About Environmental Waste International Inc.

Environmental Waste International, Inc. specializes in eco-friendly systems for the breakdown of organic materials, including tires. EWS has spent over 15 years engineering systems that integrate the EWS patented Reverse Polymerization™ process and proprietary microwave delivery system. EWS’s unique microwave technology safely processes and recycles waste tires, while creating a highly valuable commodity output for industry, including carbon black, oil and steel. Each unit is designed to be energy efficient and where possible, create an economically positive model for the recovery of various hydrocarbon oil and gases. For more information please visit, www.ewi.ca.

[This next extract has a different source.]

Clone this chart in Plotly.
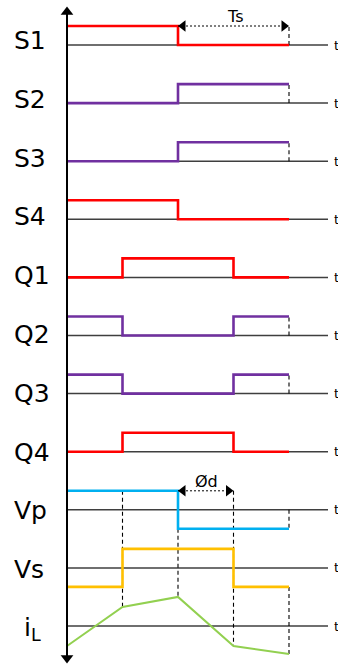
import plotly.graph_objects as go

# ---------------- data ----------------
signal_names = ["S1", "S2", "S3", "S4", "Q1", "Q2", "Q3", "Q4", "Vp", "Vs"]
# level in each quarter of the period (1 = high, 0 = zero, -1 = negative)
S1 = [1, 1, 0, 0]
S2 = [0, 0, 1, 1]
S3 = [0, 0, 1, 1]
S4 = [1, 1, 0, 0]
Q1 = [0, 1, 1, 0]
Q2 = [1, 0, 0, 1]
Q3 = [1, 0, 0, 1]
Q4 = [0, 1, 1, 0]
Vp = [1, 1, -1, -1]
Vs = [-1, 1, 1, -1]
signal_levels = [S1, S2, S3, S4, Q1, Q2, Q3, Q4, Vp, Vs]
signal_colors = ["#FF0000", "#7030A0", "#7030A0", "#FF0000", "#FF0000",
                 "#7030A0", "#7030A0", "#FF0000", "#00B0F0", "#FFC000"]
times = [0, 1, 2, 3, 4]
iL = [-1.05, 1.0, 1.53, -1.05, -1.47]          # inductor current at each time
row_labels = ["S1", "S2", "S3", "S4", "Q1", "Q2", "Q3", "Q4", "Vp", "Vs", "i<sub>L</sub>"]
# dashed guides: (time, row_from, level_from, row_to, level_to)
guides = [
    (4, 0, 0, 0, 1), (4, 1, 0, 1, 1), (4, 2, 0, 2, 1),
    (4, 5, 0, 5, 1), (4, 6, 0, 6, 1), (4, 8, 0, 8, -1),
    (1, 8, 1, 10, iL[1]), (2, 8, -1, 10, iL[2]),
    (3, 8, 1, 10, iL[3]), (4, 9, -1, 10, iL[4]),
]

# ---------------- layout helpers ----------------
W, H = 338, 664
X0, XS = 67, 55.5           # pixel of t=0, pixels per time unit
Y0, YS = 45, 58.1           # pixel of first baseline, pixels per row
AMP = 19 / YS               # signal amplitude in row units
AXIS_END = (328 - X0) / XS


def tx(px):
    return (px - X0) / XS


def ry(px):
    return -(px - Y0) / YS


def lvl(row, level):
    return -row + AMP * level


fig = go.Figure()

# baselines
for i in range(len(row_labels)):
    fig.add_trace(go.Scatter(x=[0, AXIS_END], y=[-i, -i], mode="lines",
                             line=dict(color="#3f3f3f", width=1.5), hoverinfo="skip"))

# dashed guides
for t, r0, l0, r1, l1 in guides:
    fig.add_trace(go.Scatter(x=[t, t], y=[lvl(r0, l0), lvl(r1, l1)], mode="lines",
                             line=dict(color="black", width=1.1, dash="4px,3px"),
                             hoverinfo="skip"))

# step signals
for i, (levels, col) in enumerate(zip(signal_levels, signal_colors)):
    ys = [lvl(i, v) for v in levels + [levels[-1]]]
    fig.add_trace(go.Scatter(x=times, y=ys, mode="lines", line_shape="hv",
                             line=dict(color=col, width=2.6), hoverinfo="skip"))

# inductor current
fig.add_trace(go.Scatter(x=times, y=[lvl(10, v) for v in iL], mode="lines",
                         line=dict(color="#92D050", width=2), hoverinfo="skip"))

# vertical axis with arrows
fig.add_trace(go.Scatter(x=[0, 0], y=[ry(12), ry(658)], mode="lines",
                         line=dict(color="black", width=2), hoverinfo="skip"))
fig.add_trace(go.Scatter(x=[0, 0], y=[ry(12), ry(658)], mode="markers",
                         marker=dict(symbol=["triangle-up", "triangle-down"], size=11,
                                     color="black"), hoverinfo="skip"))

# Ts and phi_d dimension arrows
for (ta, tb, row, level) in [(2, 4, 0, 1), (2, 3, 8, 1)]:
    yv = lvl(row, level)
    fig.add_trace(go.Scatter(x=[ta, tb], y=[yv, yv], mode="lines",
                             line=dict(color="black", width=1, dash="2px,2px"),
                             hoverinfo="skip"))
    fig.add_trace(go.Scatter(x=[ta + 5 / XS, tb - 5 / XS], y=[yv, yv], mode="markers",
                             marker=dict(symbol=["triangle-left", "triangle-right"],
                                         size=10, color="black"), hoverinfo="skip"))

font = "DejaVu Sans"
ann = []
for i, lab in enumerate(row_labels):
    xpx = 22 if i == 10 else 12
    ann.append(dict(x=tx(xpx), y=ry(40.5 + i * 58.8), text=lab, showarrow=False,
                    xanchor="left", yanchor="middle",
                    font=dict(family=font, size=25, color="black")))
    ann.append(dict(x=tx(332), y=-i, text="t", showarrow=False, xanchor="left",
                    yanchor="middle", font=dict(family=font, size=13, color="black")))
ann.append(dict(x=tx(235), y=ry(16.5), text="Ts", showarrow=False,
                font=dict(family=font, size=16, color="black")))
ann.append(dict(x=tx(206), y=ry(481), text="Ød", showarrow=False,
                font=dict(family=font, size=16, color="black")))

fig.update_layout(
    width=W, height=H, margin=dict(l=0, r=0, t=0, b=0),
    paper_bgcolor="white", plot_bgcolor="white", showlegend=False,
    xaxis=dict(range=[tx(0), tx(W)], visible=False, fixedrange=True),
    yaxis=dict(range=[ry(H), ry(0)], visible=False, fixedrange=True),
    annotations=ann,
)

fig.write_html("out.html", config={"displayModeBar": False},
               post_script="document.body.style.margin='0';"
                           "document.body.style.overflow='hidden';")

Bob MacBean, Chief Executive Officer

(905) 686-8689 or (800) 399-2366



This news release includes certain forward-looking statements that are based upon current expectations, which involve risks and uncertainties associated with the Company's business and the environment in which the business operates. Any statements contained herein that are not statements of historical facts may be deemed to be forward-looking, including those identified by the expressions "anticipate", "believe", "plan", "estimate", "expect", "intend", and similar expressions to the extent they relate to the Company or its management. The forward-looking statements are not historical facts, but reflect the Company's current expectations regarding future results or events. These forward-looking statements are subject to a number of risks and uncertainties that could cause actual results or events to differ materially from current expectations, including the matters discussed under "Risks and Uncertainties" in the Company’s most recent Management Discussion & Analysis, which can be found on the Company's profile at www.sedar.com. The Company assumes no obligation to update the forward-looking statements, or to update the reasons why actual results could differ from those reflected in the forward-looking statements.

Neither the TSX Venture Exchange nor its Regulation Services Provider (as that term is defined in the policies of the TSX Venture Exchange) accepts responsibility for the adequacy or accuracy of this release.